## [Work instructions]
Only the pictures are left out: repeat the rest of the entries exactly.

## [Records with drawing code]

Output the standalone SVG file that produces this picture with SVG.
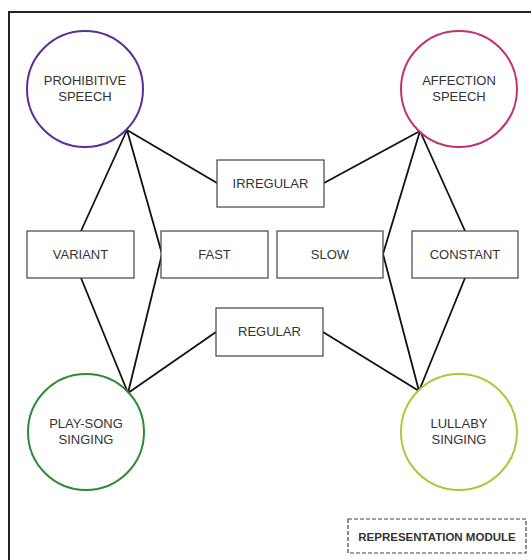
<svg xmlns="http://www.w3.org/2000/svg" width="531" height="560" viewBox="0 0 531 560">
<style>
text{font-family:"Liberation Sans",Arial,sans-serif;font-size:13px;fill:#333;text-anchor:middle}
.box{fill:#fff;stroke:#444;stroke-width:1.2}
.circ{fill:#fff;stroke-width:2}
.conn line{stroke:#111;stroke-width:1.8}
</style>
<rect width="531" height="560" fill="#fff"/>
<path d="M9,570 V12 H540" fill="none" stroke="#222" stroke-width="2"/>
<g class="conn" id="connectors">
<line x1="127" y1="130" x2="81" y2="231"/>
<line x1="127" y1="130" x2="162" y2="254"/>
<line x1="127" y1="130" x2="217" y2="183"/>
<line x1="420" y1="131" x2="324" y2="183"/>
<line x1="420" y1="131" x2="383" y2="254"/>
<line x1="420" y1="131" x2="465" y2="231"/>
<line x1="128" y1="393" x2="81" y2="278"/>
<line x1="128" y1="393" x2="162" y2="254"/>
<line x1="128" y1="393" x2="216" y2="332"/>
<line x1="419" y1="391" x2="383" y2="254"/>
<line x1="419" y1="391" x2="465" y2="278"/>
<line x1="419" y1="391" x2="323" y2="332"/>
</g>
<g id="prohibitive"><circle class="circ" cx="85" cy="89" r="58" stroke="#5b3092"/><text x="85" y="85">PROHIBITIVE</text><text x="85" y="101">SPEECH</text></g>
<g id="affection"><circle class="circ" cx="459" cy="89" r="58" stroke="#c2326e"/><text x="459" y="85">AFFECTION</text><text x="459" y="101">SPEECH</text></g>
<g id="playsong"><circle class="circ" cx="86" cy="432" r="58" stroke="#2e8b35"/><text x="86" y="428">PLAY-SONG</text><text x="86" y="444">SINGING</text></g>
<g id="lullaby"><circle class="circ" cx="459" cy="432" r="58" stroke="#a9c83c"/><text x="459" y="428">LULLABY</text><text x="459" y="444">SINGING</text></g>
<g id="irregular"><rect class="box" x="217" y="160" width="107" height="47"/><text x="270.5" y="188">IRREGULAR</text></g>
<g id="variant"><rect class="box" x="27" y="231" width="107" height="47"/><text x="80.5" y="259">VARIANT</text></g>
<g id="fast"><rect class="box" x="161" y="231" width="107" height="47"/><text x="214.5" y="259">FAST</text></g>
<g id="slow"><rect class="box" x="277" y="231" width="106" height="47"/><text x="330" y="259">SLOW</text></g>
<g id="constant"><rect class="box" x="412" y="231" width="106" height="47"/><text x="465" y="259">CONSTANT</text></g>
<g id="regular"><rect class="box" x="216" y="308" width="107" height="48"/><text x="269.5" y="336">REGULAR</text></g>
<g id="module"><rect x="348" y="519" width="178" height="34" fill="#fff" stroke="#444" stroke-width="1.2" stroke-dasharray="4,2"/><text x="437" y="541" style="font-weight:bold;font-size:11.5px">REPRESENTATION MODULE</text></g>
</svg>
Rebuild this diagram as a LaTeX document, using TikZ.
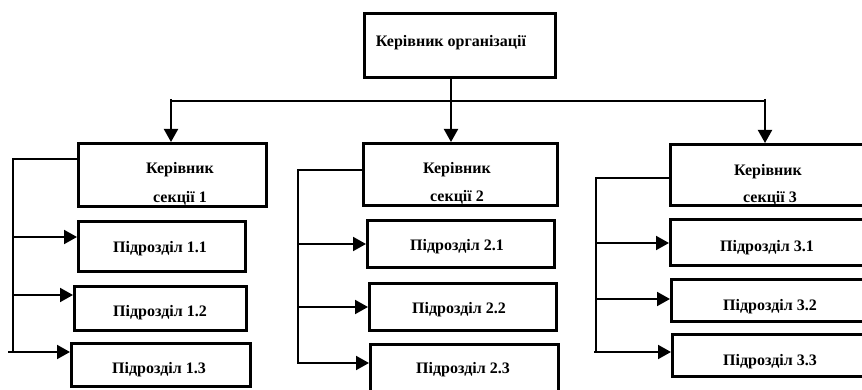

## [Solution to the problem]
Output the standalone SVG file that produces this picture with SVG.
<svg xmlns="http://www.w3.org/2000/svg" width="531" height="560" viewBox="0 0 531 560">
<style>
text{font-family:"Liberation Sans",Arial,sans-serif;font-size:13px;fill:#333;text-anchor:middle}
.box{fill:#fff;stroke:#444;stroke-width:1.2}
.circ{fill:#fff;stroke-width:2}
.conn line{stroke:#111;stroke-width:1.8}
</style>
<rect width="531" height="560" fill="#fff"/>
<path d="M9,570 V12 H540" fill="none" stroke="#222" stroke-width="2"/>
<g class="conn" id="connectors">
<line x1="127" y1="130" x2="81" y2="231"/>
<line x1="127" y1="130" x2="162" y2="254"/>
<line x1="127" y1="130" x2="217" y2="183"/>
<line x1="420" y1="131" x2="324" y2="183"/>
<line x1="420" y1="131" x2="383" y2="254"/>
<line x1="420" y1="131" x2="465" y2="231"/>
<line x1="128" y1="393" x2="81" y2="278"/>
<line x1="128" y1="393" x2="162" y2="254"/>
<line x1="128" y1="393" x2="216" y2="332"/>
<line x1="419" y1="391" x2="383" y2="254"/>
<line x1="419" y1="391" x2="465" y2="278"/>
<line x1="419" y1="391" x2="323" y2="332"/>
</g>
<g id="prohibitive"><circle class="circ" cx="85" cy="89" r="58" stroke="#5b3092"/><text x="85" y="85">PROHIBITIVE</text><text x="85" y="101">SPEECH</text></g>
<g id="affection"><circle class="circ" cx="459" cy="89" r="58" stroke="#c2326e"/><text x="459" y="85">AFFECTION</text><text x="459" y="101">SPEECH</text></g>
<g id="playsong"><circle class="circ" cx="86" cy="432" r="58" stroke="#2e8b35"/><text x="86" y="428">PLAY-SONG</text><text x="86" y="444">SINGING</text></g>
<g id="lullaby"><circle class="circ" cx="459" cy="432" r="58" stroke="#a9c83c"/><text x="459" y="428">LULLABY</text><text x="459" y="444">SINGING</text></g>
<g id="irregular"><rect class="box" x="217" y="160" width="107" height="47"/><text x="270.5" y="188">IRREGULAR</text></g>
<g id="variant"><rect class="box" x="27" y="231" width="107" height="47"/><text x="80.5" y="259">VARIANT</text></g>
<g id="fast"><rect class="box" x="161" y="231" width="107" height="47"/><text x="214.5" y="259">FAST</text></g>
<g id="slow"><rect class="box" x="277" y="231" width="106" height="47"/><text x="330" y="259">SLOW</text></g>
<g id="constant"><rect class="box" x="412" y="231" width="106" height="47"/><text x="465" y="259">CONSTANT</text></g>
<g id="regular"><rect class="box" x="216" y="308" width="107" height="48"/><text x="269.5" y="336">REGULAR</text></g>
<g id="module"><rect x="348" y="519" width="178" height="34" fill="#fff" stroke="#444" stroke-width="1.2" stroke-dasharray="4,2"/><text x="437" y="541" style="font-weight:bold;font-size:11.5px">REPRESENTATION MODULE</text></g>
</svg>
Rebuild this diagram as a LaTeX document, using TikZ.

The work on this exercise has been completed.